Крылов кинулся к Цыгану, остановился, выстрелил дважды и отшвырнул бесполезное ружьё. Намокшие ватные штаны его замёрзли, не хотели сгибаться и мешали бежать, но к ним уже со всех сторон неслись охотники, и Крылов с облегчением находил глазами их растерянные, чужие лица, а потом услышал чей-то истошный крик и понял, что это кричит он сам.
Когда они стащили с Цыгана тушу лося, кто-то глухо вскрикнул и разрыдался, а Крылов упал перед Цыганом на колени и быстро, двумя руками, ощупал его скользкую от крови голову… Потом руки Крылова спустились на мокрое горло и остановились в оторопи, дойдя до красного месива на груди, состоящего из обрывков куртки, висящих на чём-то пуговиц и рваной плоти.
– Мишка, да как же ты это? Да что же ты, Мишка? – простонал Крылов.
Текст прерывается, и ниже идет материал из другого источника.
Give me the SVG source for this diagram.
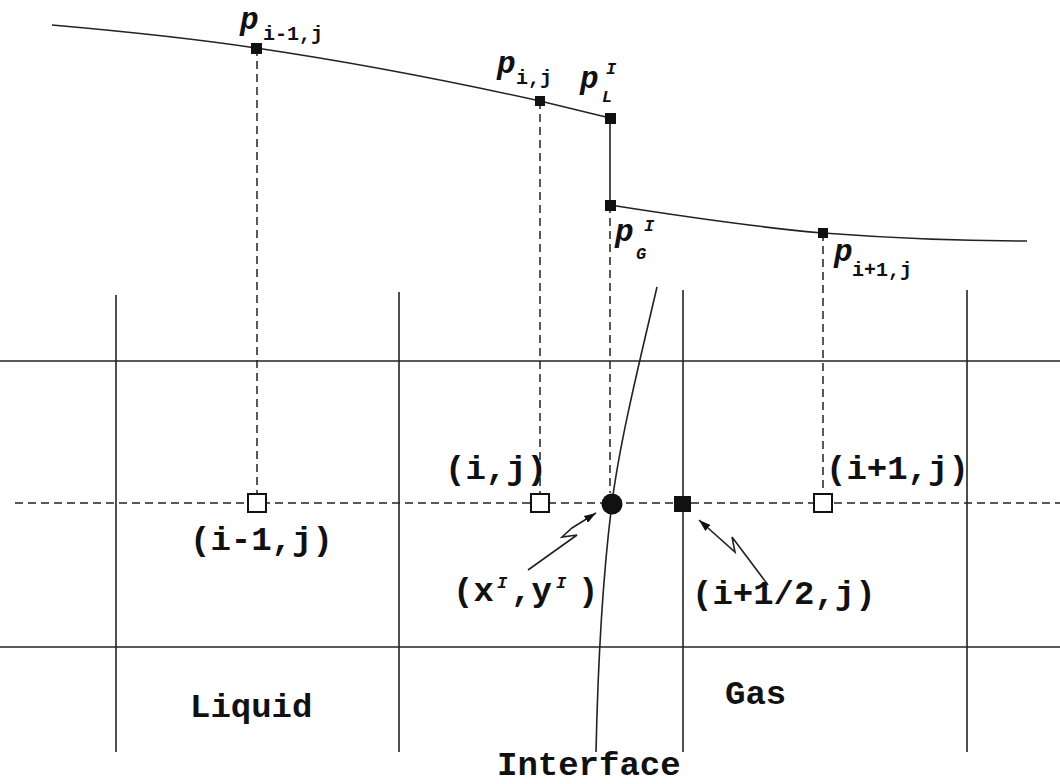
<svg xmlns="http://www.w3.org/2000/svg" width="1060" height="784" viewBox="0 0 1060 784">
<style>
.ln{stroke:#222;stroke-width:1.6;fill:none}
.dash{stroke:#222;stroke-width:1.5;fill:none;stroke-dasharray:8 5}
.t{font-family:"Liberation Mono","Courier New",monospace;font-weight:bold;font-size:34px;fill:#111}
.p{font-family:"Liberation Mono","Courier New",monospace;font-weight:bold;font-style:italic;font-size:31px;fill:#111}
.s{font-family:"Liberation Mono","Courier New",monospace;font-weight:bold;font-size:20px;fill:#111}
.si{font-family:"Liberation Mono","Courier New",monospace;font-weight:bold;font-style:italic;font-size:17px;fill:#111}
.sq{fill:#111}
.osq{fill:#fff;stroke:#111;stroke-width:2}
</style>
<defs>
<marker id="ah" viewBox="0 0 12 8" refX="12" refY="4" markerWidth="12" markerHeight="8" markerUnits="userSpaceOnUse" orient="auto">
<path d="M0,0 L12,4 L0,8 Z" fill="#111"/>
</marker>
</defs>
<rect width="1060" height="784" fill="#fff"/>
<g id="grid">
<line class="ln" x1="0" y1="361" x2="1060" y2="361"/>
<line class="ln" x1="0" y1="647" x2="1060" y2="647"/>
<line class="ln" x1="116" y1="295" x2="116" y2="752"/>
<line class="ln" x1="399" y1="292" x2="399" y2="752"/>
<line class="ln" x1="683" y1="290" x2="683" y2="752"/>
<line class="ln" x1="967" y1="290" x2="967" y2="752"/>
<line class="dash" x1="15" y1="503" x2="1060" y2="503"/>
</g>
<g id="connectors">
<line class="dash" x1="257" y1="48" x2="257" y2="494"/>
<line class="dash" x1="540" y1="101" x2="540" y2="494"/>
<line class="dash" x1="610" y1="205" x2="610" y2="493"/>
<line class="dash" x1="823" y1="233" x2="823" y2="494"/>
<path class="ln" d="M52,25 C120,31 190,38 256,48 C351,62 445,80 540,101 L610,118"/>
<line class="ln" x1="610" y1="118" x2="610" y2="205" stroke-width="2"/>
<path class="ln" d="M610,205 C680,216 753,227 823,233 C890,238 960,241 1027,241"/>
<path class="ln" d="M657,287 C640,360 620,440 612,503 C604,566 598,660 596,752"/>
<path class="ln" d="M528,570 L577,535 L562,537 L572,528 L596,513" stroke-width="1.4" marker-end="url(#ah)"/>
<path class="ln" d="M768,585 L732,537 L735,552 L699,520" stroke-width="1.4" marker-end="url(#ah)"/>
</g>
<g id="curve-points">
<rect class="sq" x="251" y="43" width="11" height="11"/>
<rect class="sq" x="535" y="96" width="10" height="10"/>
<rect class="sq" x="605" y="113" width="11" height="11"/>
<rect class="sq" x="605" y="200" width="11" height="11"/>
<rect class="sq" x="818" y="228" width="10" height="10"/>
</g>
<g id="node-im1"><rect class="osq" x="248" y="494" width="18" height="18"/></g>
<g id="node-i"><rect class="osq" x="531" y="494" width="18" height="18"/></g>
<g id="node-ip1"><rect class="osq" x="814" y="494" width="18" height="18"/></g>
<g id="node-interface"><circle cx="612" cy="504" r="10.5" fill="#111"/></g>
<g id="node-half"><rect class="sq" x="674" y="496" width="17" height="16"/></g>
<g id="labels">
<text class="p" x="240" y="29">p</text><text class="s" x="263" y="40">i-1,j</text>
<text class="p" x="497" y="73">p</text><text class="s" x="516" y="84">i,j</text>
<text class="p" x="580" y="88">p</text><text class="si" x="602" y="102">L</text><text class="si" x="606" y="74">I</text>
<text class="p" x="615" y="241">p</text><text class="si" x="636" y="259">G</text><text class="si" x="644" y="231">I</text>
<text class="p" x="834" y="261">p</text><text class="s" x="852" y="276">i+1,j</text>
<text class="t" x="445" y="479">(i,j)</text>
<text class="t" x="826" y="479">(i+1,j)</text>
<text class="t" x="190" y="550">(i-1,j)</text>
<text class="t" x="453" y="601">(x</text><text class="si" x="497" y="588">I</text><text class="t" x="511" y="601">,y</text><text class="si" x="556" y="588">I</text><text class="t" x="578" y="601">)</text>
<text class="t" x="692" y="604">(i+1/2,j)</text>
<text class="t" x="190" y="717">Liquid</text>
<text class="t" x="725" y="704">Gas</text>
<text class="t" x="497" y="775">Interface</text>
</g>
</svg>
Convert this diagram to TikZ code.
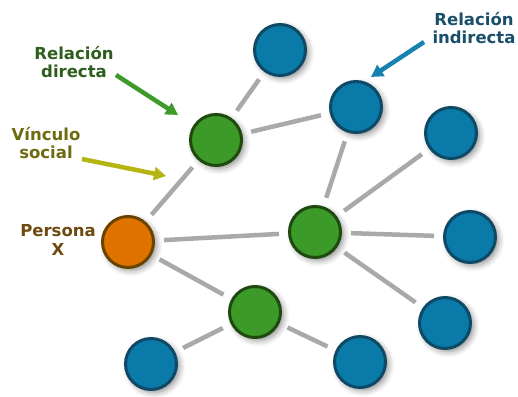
\documentclass[tikz,border=0pt]{standalone}
\usepackage{fontspec}
\setmainfont{DejaVu Sans}
\usetikzlibrary{arrows.meta,shadows.blur}
\definecolor{bfill}{HTML}{0A7BA8}
\definecolor{bdraw}{HTML}{0E4A66}
\definecolor{gfill}{HTML}{3C9A29}
\definecolor{gdraw}{HTML}{1E4A10}
\definecolor{ofill}{HTML}{E07200}
\definecolor{odraw}{HTML}{6A4300}
\definecolor{edgegray}{HTML}{A9A9A9}
\definecolor{tgreen}{HTML}{2E5E1E}
\definecolor{tolive}{HTML}{6E6B10}
\definecolor{tbrown}{HTML}{6E4A10}
\definecolor{tblue}{HTML}{1A4F6C}
\definecolor{agreen}{HTML}{3D9A2B}
\definecolor{ayellow}{HTML}{B5B512}
\definecolor{ablue}{HTML}{1582B0}
\tikzset{
  pnode/.style={circle,minimum size=51pt,inner sep=0pt,line width=3pt,
    blur shadow={shadow xshift=3pt,shadow yshift=-3pt,shadow blur radius=6pt,shadow opacity=45}},
  bnode/.style={pnode,fill=bfill,draw=bdraw},
  gnode/.style={pnode,fill=gfill,draw=gdraw},
  onode/.style={pnode,fill=ofill,draw=odraw},
  link/.style={draw=edgegray,line width=4.5pt,shorten <=9pt,shorten >=9pt},
  lbl/.style={font=\bfseries\fontsize{16.5}{18.5}\selectfont,align=center,inner sep=0pt},
  pointer/.style={line width=4.5pt,-{Triangle[length=12pt,width=13pt]}},
}
\begin{document}
\begin{tikzpicture}[x=1pt,y=-1pt]
\useasboundingbox (0,0) rectangle (518,396);
\node[bnode] (tb) at (280,50) {};
\node[bnode] (ind) at (356,107) {};
\node[bnode] (rb1) at (451,133) {};
\node[gnode] (g1) at (216,140) {};
\node[onode] (px) at (128,242) {};
\node[gnode] (g2) at (315,232) {};
\node[bnode] (rb2) at (470,237) {};
\node[bnode] (rb3) at (445,323) {};
\node[gnode] (g3) at (255,312) {};
\node[bnode] (bl) at (151,364) {};
\node[bnode] (br) at (360,362) {};
\draw[link] (g1) -- (tb);
\draw[link] (g1) -- (ind);
\draw[link] (g1) -- (px);
\draw[link] (px) -- (g2);
\draw[link] (px) -- (g3);
\draw[link] (g3) -- (bl);
\draw[link] (g3) -- (br);
\draw[link] (g2) -- (ind);
\draw[link] (g2) -- (rb1);
\draw[link] (g2) -- (rb2);
\draw[link] (g2) -- (rb3);
\node[lbl,text=tgreen] (lrd) at (74,62) {Relación\\directa};
\node[lbl,text=tolive] (lvs) at (46,143) {Vínculo\\social};
\node[lbl,text=tbrown] (lpx) at (58,240) {Persona\\X};
\node[lbl,text=tblue] (lri) at (474,28) {Relación\\indirecta};
\coordinate (a1s) at (116,75);
\coordinate (a1e) at (178,115);
\coordinate (a2s) at (82,159);
\coordinate (a2e) at (166,176);
\coordinate (a3s) at (424,42);
\coordinate (a3e) at (371,77);
\draw[pointer,draw=agreen,fill=agreen] (a1s) -- (a1e);
\draw[pointer,draw=ayellow,fill=ayellow] (a2s) -- (a2e);
\draw[pointer,draw=ablue,fill=ablue] (a3s) -- (a3e);
\end{tikzpicture}
\end{document}
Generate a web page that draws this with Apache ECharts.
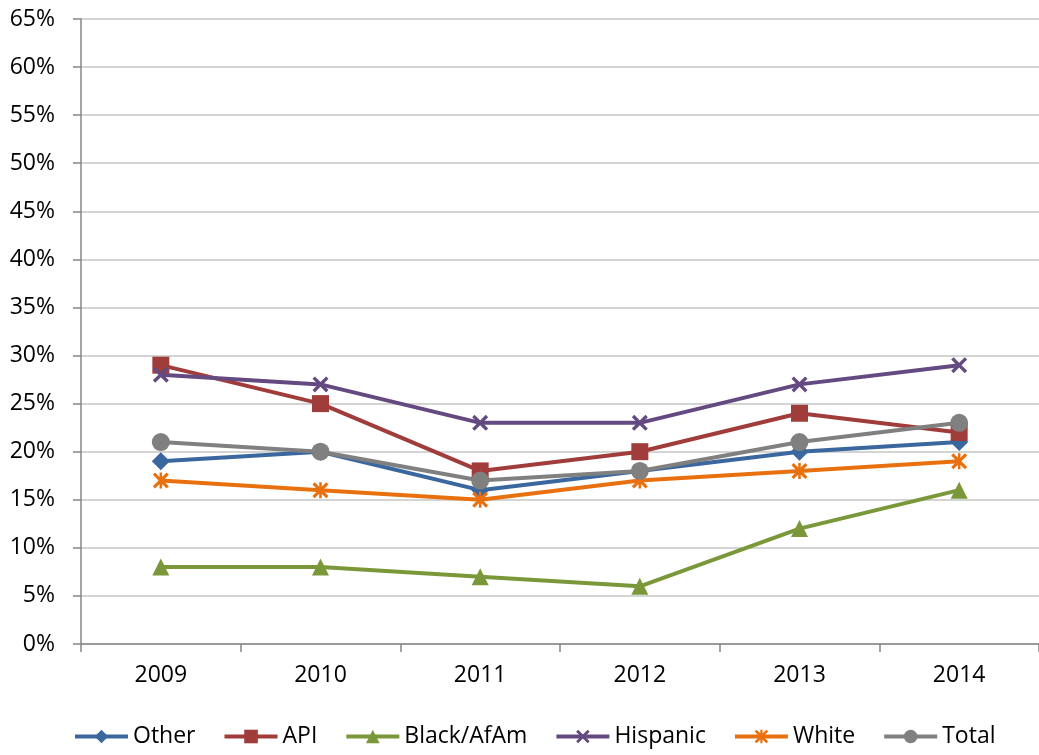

Кто-то сунулся к ним с бинтами, егерь бросился за врачом, и какое-то время Крылов невидяще глядел ему вслед, а сердце его дёргалось и корчилось, схваченное то ли острой жалостью, то ли сожалением о короткой, упущенной жизни, и какие-то неясные образы вдруг стали подниматься в душе, и были они бесформенные, рыхлые и донельзя расплывчатые, и возникало их так много, что иные, запутавшись в пустоте провалов его воспоминаний, так и не всплыли совсем.
Крылов посмотрел на свои мокрые руки и вспомнил свой сон, тот, утренний, когда ему было так же невыносимо, так же отчаянно больно смотреть на свои руки и понимать, что на них не его кровь.
Цыган умер через час, в сознание он так и не пришёл.
Врач потом говорил Крылову, отводя глаза в сторону и невнятно отлепляя ото рта привычные для себя слова:
– Я нашёл у него переломы костей свода черепа и ключицы… А главное – разрыв пищевода, раздробление хрящей гортани и полное размозжение щитовидной железы. От таких ударов погибают на месте. Просто чудо, что ваш друг умер не сразу…
Ближе к ночи Крылов поехал домой. В груди было пусто, словно вырезали из неё что-то привычное вроде сердца.